Glossary search

intrinsic value

Broader Term: 

n. ~ The usefulness or significance of an item derived from its physical or associational qualities, inherent in its original form and generally independent of its content, that are integral to its material nature and would be lost in reproduction.


Intrinsic value may include an item's form, layout, materials, or process. It may also be based on an item's direct relationship to a significant person, activity, event, organization, or place. Intrinsic value is independent of informational or evidential value. A record may have great intrinsic value without significant informational or evidential value; records with significant informational or evidential value may have little intrinsic value. The process of copying a document may sufficiently capture its informational or evidential value but fail to preserve some aspects of the material nature of the original - its intrinsic value - that merit preservation. Hence, documents with significant intrinsic value are often preserved in their original form.

For example, a document written by a famous individual, such as a signature on a scrap of paper, may tell us little about the person. However, the document may have intrinsic value if it is the only surviving specimen of a document written by the individual. The document may have intrinsic value if it is made using a process of historical interest, such as inks made from flowers.

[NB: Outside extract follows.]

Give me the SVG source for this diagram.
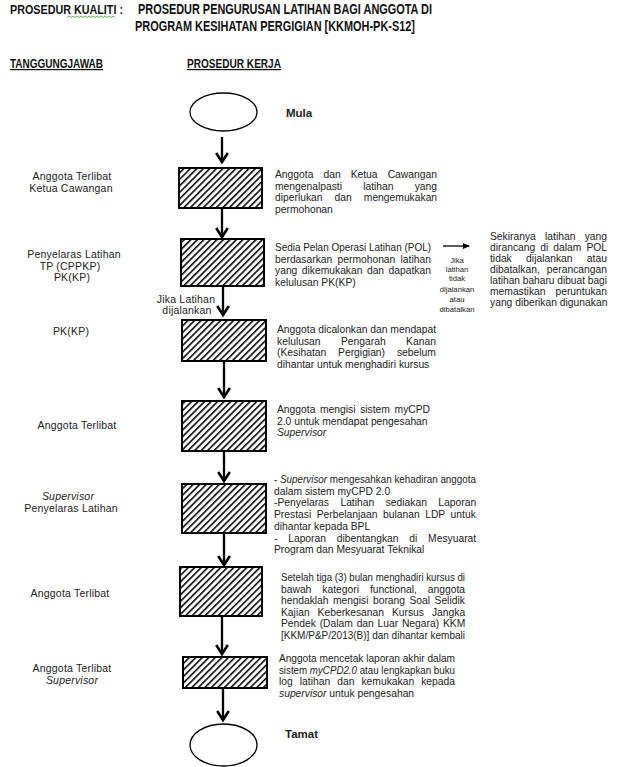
<svg xmlns="http://www.w3.org/2000/svg" width="620" height="767" viewBox="0 0 620 767">
<style>
.h{font-family:'Liberation Sans Narrow','Arial Narrow','Liberation Sans',Arial,sans-serif;font-weight:bold;fill:#111}
.t{font-family:'Liberation Sans',Arial,sans-serif;font-size:10.5px;fill:#222;letter-spacing:0.2px}
.r{font-family:'Liberation Sans',Arial,sans-serif;font-size:10.3px;fill:#222}
.l{text-anchor:middle}
.i{font-style:italic}
.s{font-family:'Liberation Sans Narrow','Liberation Sans',Arial,sans-serif;font-size:7.7px;fill:#222;text-anchor:middle}
.b{font-family:'Liberation Sans',Arial,sans-serif;font-size:11.5px;font-weight:bold;fill:#222}
.box{fill:url(#hatch);stroke:#000;stroke-width:2}
.term{fill:#fff;stroke:#000;stroke-width:1.3}
.c{stroke:#000;stroke-width:2.3;fill:none;marker-end:url(#chev)}
.c2{stroke:#000;stroke-width:1.3;fill:none;marker-end:url(#tri)}
</style>
<defs>
<pattern id="hatch" patternUnits="userSpaceOnUse" width="4.6" height="4.6" patternTransform="rotate(45)">
<rect width="4.6" height="4.6" fill="#fff"/>
<line x1="0" y1="0" x2="0" y2="4.6" stroke="#000" stroke-width="3.1"/>
</pattern>
<marker id="chev" markerUnits="userSpaceOnUse" markerWidth="14" markerHeight="14" refX="0" refY="0" orient="auto" overflow="visible">
<path d="M-9,-5.8 L0,0 L-9,5.8" fill="none" stroke="#000" stroke-width="2.6" stroke-linejoin="miter"/>
</marker>
<marker id="tri" markerUnits="userSpaceOnUse" markerWidth="8" markerHeight="8" refX="0" refY="0" orient="auto" overflow="visible">
<path d="M-6,-3 L1,0 L-6,3 Z" fill="#000"/>
</marker>
</defs>

<g id="header">
<text class="h" x="10" y="14" font-size="13" textLength="113" lengthAdjust="spacingAndGlyphs">PROSEDUR KUALITI :</text>
<path d="M67,17.5 l2,-1.5 l2,1.5 l2,-1.5 l2,1.5 l2,-1.5 l2,1.5 l2,-1.5 l2,1.5 l2,-1.5 l2,1.5 l2,-1.5 l2,1.5 l2,-1.5 l2,1.5 l2,-1.5 l2,1.5 l2,-1.5 l2,1.5 l2,-1.5 l2,1.5 l2,-1.5 l2,1.5 l2,-1.5 l2,1.5" fill="none" stroke="#3a9a3a" stroke-width="0.8"/>
<text class="h" x="138" y="14" font-size="14" textLength="294" lengthAdjust="spacingAndGlyphs">PROSEDUR PENGURUSAN LATIHAN BAGI ANGGOTA DI</text>
<text class="h" x="135" y="31" font-size="14" textLength="280" lengthAdjust="spacingAndGlyphs">PROGRAM KESIHATAN PERGIGIAN [KKMOH-PK-S12]</text>
<text class="h" x="10" y="68" font-size="12" text-decoration="underline" textLength="93" lengthAdjust="spacingAndGlyphs">TANGGUNGJAWAB</text>
<text class="h" x="187" y="68" font-size="12" text-decoration="underline" textLength="94" lengthAdjust="spacingAndGlyphs">PROSEDUR KERJA</text>
</g>

<g id="resp">
<text class="t l" x="72" y="180">Anggota Terlibat</text>
<text class="t l" x="71" y="191.5">Ketua Cawangan</text>
<text class="t l" x="74" y="258">Penyelaras Latihan</text>
<text class="t l" x="70" y="269.5">TP (CPPKP)</text>
<text class="t l" x="72" y="281">PK(KP)</text>
<text class="t l" x="71" y="335">PK(KP)</text>
<text class="t l" x="77" y="429">Anggota Terlibat</text>
<text class="t l i" x="68" y="500">Supervisor</text>
<text class="t l" x="71" y="511.5">Penyelaras Latihan</text>
<text class="t l" x="70" y="597">Anggota Terlibat</text>
<text class="t l" x="72" y="672">Anggota Terlibat</text>
<text class="t l i" x="72" y="683.5">Supervisor</text>
</g>

<g id="connectors">
<line class="c" x1="222" y1="137" x2="222" y2="162"/>
<line class="c" x1="222" y1="208" x2="222" y2="237"/>
<line class="c" x1="223" y1="286" x2="223" y2="315"/>
<line class="c" x1="224" y1="361" x2="224" y2="397"/>
<line class="c" x1="224" y1="452" x2="224" y2="481"/>
<line class="c" x1="224" y1="533" x2="224" y2="565"/>
<line class="c" x1="222" y1="616" x2="222" y2="654"/>
<line class="c" x1="223" y1="688" x2="223" y2="720"/>
<line class="c2" x1="443" y1="246" x2="469" y2="246"/>
<text class="t l" x="186" y="302.5">Jika Latihan</text>
<text class="t l" x="187" y="314">dijalankan</text>
<text class="s" x="457" y="262.5">Jika</text>
<text class="s" x="457" y="271.5">latihan</text>
<text class="s" x="457" y="281">tidak</text>
<text class="s" x="457" y="292">dijalankan</text>
<text class="s" x="457" y="302">atau</text>
<text class="s" x="457" y="312">dibatalkan</text>
</g>

<g id="mula">
<ellipse class="term" cx="223.5" cy="112" rx="33.5" ry="19"/>
<text class="b" x="286" y="117">Mula</text>
</g>

<g id="step1">
<rect class="box" x="179" y="168" width="83" height="40"/>
<text class="r" x="275" y="178" word-spacing="7.2">Anggota dan Ketua Cawangan</text>
<text class="r" x="275" y="189.5" word-spacing="18.3">mengenalpasti latihan yang</text>
<text class="r" x="275" y="201" word-spacing="9.2">diperlukan dan mengemukakan</text>
<text class="r" x="275" y="212.5">permohonan</text>
</g>

<g id="step2">
<rect class="box" x="181" y="239" width="83" height="47"/>
<text class="r" x="275" y="251" textLength="156" lengthAdjust="spacingAndGlyphs">Sedia Pelan Operasi Latihan (POL)</text>
<text class="r" x="275" y="262.5" word-spacing="2.4">berdasarkan permohonan latihan</text>
<text class="r" x="275" y="274" word-spacing="1.6">yang dikemukakan dan dapatkan</text>
<text class="r" x="275" y="285.5">kelulusan PK(KP)</text>
</g>

<g id="alt">
<text class="r" x="490" y="239.5" word-spacing="6.4">Sekiranya latihan yang</text>
<text class="r" x="490" y="250.5" word-spacing="2.2">dirancang di dalam POL</text>
<text class="r" x="490" y="261.5" word-spacing="11.5">tidak dijalankan atau</text>
<text class="r" x="490" y="272.5" word-spacing="4.2">dibatalkan, perancangan</text>
<text class="r" x="490" y="283.5" textLength="117" lengthAdjust="spacingAndGlyphs">latihan baharu dibuat bagi</text>
<text class="r" x="490" y="294.5" word-spacing="7.1">memastikan peruntukan</text>
<text class="r" x="490" y="305.5">yang diberikan digunakan</text>
</g>

<g id="step3">
<rect class="box" x="182" y="320" width="84" height="41"/>
<text class="r" x="277" y="333">Anggota dicalonkan dan mendapat</text>
<text class="r" x="277" y="344.5" word-spacing="17.6">kelulusan Pengarah Kanan</text>
<text class="r" x="277" y="356" word-spacing="9">(Kesihatan Pergigian) sebelum</text>
<text class="r" x="277" y="367.5">dihantar untuk menghadiri kursus</text>
</g>

<g id="step4">
<rect class="box" x="182" y="401" width="84" height="50"/>
<text class="r" x="277" y="413" word-spacing="1.8">Anggota mengisi sistem myCPD</text>
<text class="r" x="277" y="424.5">2.0 untuk mendapat pengesahan</text>
<text class="r i" x="277" y="436">Supervisor</text>
</g>

<g id="step5">
<rect class="box" x="182" y="484" width="84" height="49"/>
<text class="r" x="274" y="483" textLength="202" lengthAdjust="spacingAndGlyphs">- <tspan class="i">Supervisor</tspan> mengesahkan kehadiran anggota</text>
<text class="r" x="274" y="494.7">dalam sistem myCPD 2.0</text>
<text class="r" x="274" y="506.4" word-spacing="8.6">-Penyelaras Latihan sediakan Laporan</text>
<text class="r" x="274" y="518" word-spacing="2.7">Prestasi Perbelanjaan bulanan LDP untuk</text>
<text class="r" x="274" y="529.8">dihantar kepada BPL</text>
<text class="r" x="274" y="541.5" word-spacing="7.9">- Laporan dibentangkan di Mesyuarat</text>
<text class="r" x="274" y="553.2">Program dan Mesyuarat Teknikal</text>
</g>

<g id="step6">
<rect class="box" x="180" y="567" width="82" height="49"/>
<text class="r" x="281" y="581" textLength="184" lengthAdjust="spacingAndGlyphs">Setelah tiga (3) bulan menghadiri kursus di</text>
<text class="r" x="281" y="592.5" word-spacing="8.1">bawah kategori functional, anggota</text>
<text class="r" x="281" y="604" word-spacing="1.6">hendaklah mengisi borang Soal Selidik</text>
<text class="r" x="281" y="615.5" word-spacing="5.1">Kajian Keberkesanan Kursus Jangka</text>
<text class="r" x="281" y="627" word-spacing="0.9">Pendek (Dalam dan Luar Negara) KKM</text>
<text class="r" x="281" y="638.5" textLength="184" lengthAdjust="spacingAndGlyphs">[KKM/P&amp;P/2013(B)] dan dihantar kembali</text>
</g>

<g id="step7">
<rect class="box" x="183" y="657" width="84" height="31"/>
<text class="r" x="279" y="662" textLength="176" lengthAdjust="spacingAndGlyphs">Anggota mencetak laporan akhir dalam</text>
<text class="r" x="279" y="673.5" textLength="176" lengthAdjust="spacingAndGlyphs">sistem <tspan class="i">myCPD2.0</tspan> atau lengkapkan buku</text>
<text class="r" x="279" y="685" word-spacing="4.2">log latihan dan kemukakan kepada</text>
<text class="r" x="279" y="696.5"><tspan class="i">supervisor</tspan> untuk pengesahan</text>
</g>

<g id="tamat">
<ellipse class="term" cx="223.5" cy="745" rx="33.5" ry="21"/>
<text class="b" x="285" y="738">Tamat</text>
</g>
</svg>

(McRanor 1996, p. 402) In 1979, the concept [of intrinsic value] took on a more central role upon its invocation by the National Archives and Records Service, following the demand of the General Services Agency that the institution microfilm all its records and destroy the originals.
(NARA Intrinsic Value 1982, abridged) All record materials having intrinsic value possess one or more of the following specific qualities or characteristics. These qualities or characteristics relate to the physical nature of the records, their prospective uses, and the information they contain. ¶ 1. Physical form that may be the subject for study if the records provide meaningful documentation or significant examples of the form. – 2. Aesthetic or artistic quality. – 3. Unique or curious physical features. – 4. Age that provides a quality of uniqueness. – 5. Value for use in exhibits. – 6. Questionable authenticity, date, author, or other characteristic that is significant and ascertainable by physical examination. – 7. General and substantial public interest because of direct association with famous or historically significant people, places, things, issues, or events. – 8. Significance as documentation of the establishment or continuing legal basis of an agency or institution. – 9. Significance as documentation of the formulation of policy at the highest executive levels when the policy has significance and broad effect throughout or beyond the agency or institution.